Rezension von Ela Windels 

„Wem bis dato die Psychoanalyse fremd und unheimlich ist, der kann seine Unsicherheiten in den Cartoons über die klischeebeladene Behandlungsmethode und ihren Gründungsvater Sigmund Freud herzhaft lachend überwinden“, schreibt Ela Windels, Sozialpsychologin, Therapeutin und Trainerin, in ihrer Rezension über das Buch „Sigmund Freud schläft nie“ von Jiřì Slìva, erschienen im Psychosozial-Verlag.

Heute schon gelacht? 

Das Lachen ist die elementarste Emotions- und Kommunikationsform. Neben Schreien gehört es beim Säugling zu den ersten Lebensäußerungen; er lächelt seine Mutter automatisch an. In seiner Hilflosigkeit hofft er dadurch auf ihre Hinwendung, auf ein freundliches Entgegenkommen. Lächeln ist soziales Schmiermittel, mit dem wir uns gegenseitig der Aufmerksamkeit und Akzeptanz versichern. Beim Klassenclown zum Beispiel kann dies schnell entgleisen und vom Miteinander lachen ins Ausgelacht werden kippen. Der Grat ist schmal. Lachen ist Ausdruck des Innenlebens als Reaktion auf Erheiterndes und manchmal ist es die pure Lust am Unsinn, die uns blödeln und kichern lässt.

Ferien vom ÜBER-ICH

Sigmund Freud beschäftigte sich intensiv mit dem Witz, den er wie die Traumarbeit als psychischen Vorgang bezeichnete. Der Psychoanalytiker Ernst Kris brachte Freuds Ausführungen über Humor auf den Punkt: „Im Lachen nimmt sich der Mensch Ferien vom ÜBER-ICH“. Er macht sich also frei von den Zwängen und Rollenerwartungen, Moral und Regeln der Gesellschaft. Der Körper übernimmt das Regiment durch eine unbeherrschte Eruption. Über Fremdes zu lachen, dient als Abwehrmechanismus gegen Ängste.

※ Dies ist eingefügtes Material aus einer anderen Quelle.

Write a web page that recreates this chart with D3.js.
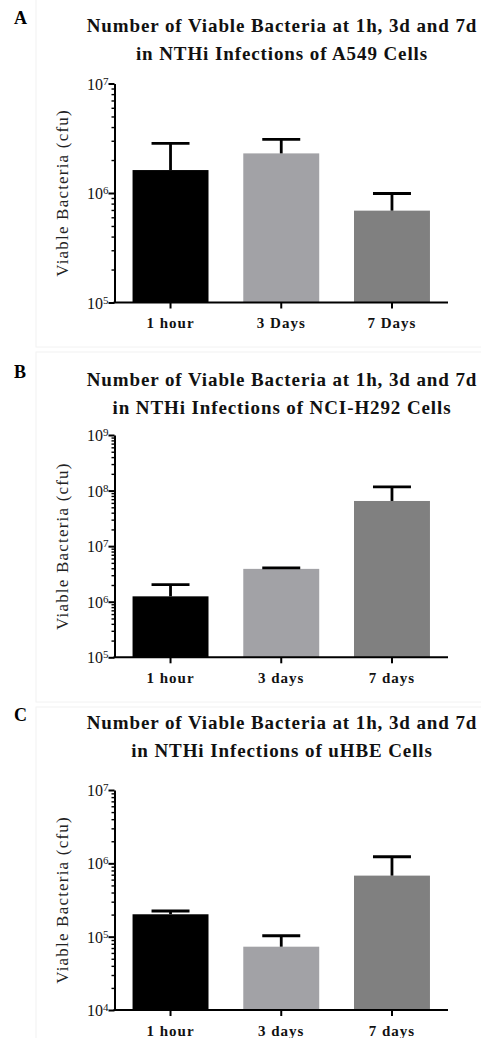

Wem bis dato die Psychoanalyse fremd und unheimlich ist, der kann seine Unsicherheiten in den Cartoons über die klischeebeladene Behandlungsmethode und ihren Gründungsvater Sigmund Freud herzhaft lachend überwinden. Der Autor Jiřì Slìva nimmt ihr mit seinen Zeichnungen unterhaltsam das Elfenbeindasein und holt auch den übermächtigen Freud vom Sockel. Auf 60 Seiten macht sich Slìva lustig: Da liegt ein Fakir auf einer mit Spitzen gespickten Couch und ein Suizidaler wird direkt am Ort des Geschehens auf den Gleisen therapiert. Eine mobile Couch zeigt die Omnipräsenz der Psychoanalyse und das inflationäre Zitieren des Unbewussten – Freud ist immer da, wo er gebraucht wird und auch dort, wo nicht. Mal als einfühlsamer Versteher mit überdimensional großem Ohr, mal als Genius mit übergroßem Gehirn. Die Patienten, in der Regel männlich, bewegen sich zwischen kafkaesken Halluzinationen und fixen Ideen.

Glückshormone ausschütten

Eine wunderbare Ergänzung zu den Bildern bildet der psycho- und kulturanalytische Essay von Hans-Jürgen Wirth, in dem er der Bedeutung des Lachens in verschiedenen Disziplinen nachgeht. Wirth beleuchtet z.B. das spöttische Lachen, mit dem wir uns über andere erheben und von ihnen abgrenzen, beispielsweise mit Blondinen- oder Ausländerwitzen. Ein Ausflug in die Philosophie betont den aggressiven Affekt. Die Philosophen betrachten das Hohngelächter als archaischen Ursprung des Lachens. In der Verhaltensforschung wiederum gilt das „Zähne zeigen“ ursprünglich als Drohgebärde, wie bei den Tieren.

Eines wird bei den detaillierten Ausführungen über das Lachen ebenso wie bei der direkten Aufforderung zum Lachen durch die Cartoons jedoch klar: es reinigt und befreit, erhellt die Psyche und schüttet im Körper Glückshormone aus. Kurz: Lachen ist gesund. Schon alleine deshalb lohnt sich dieses Buch!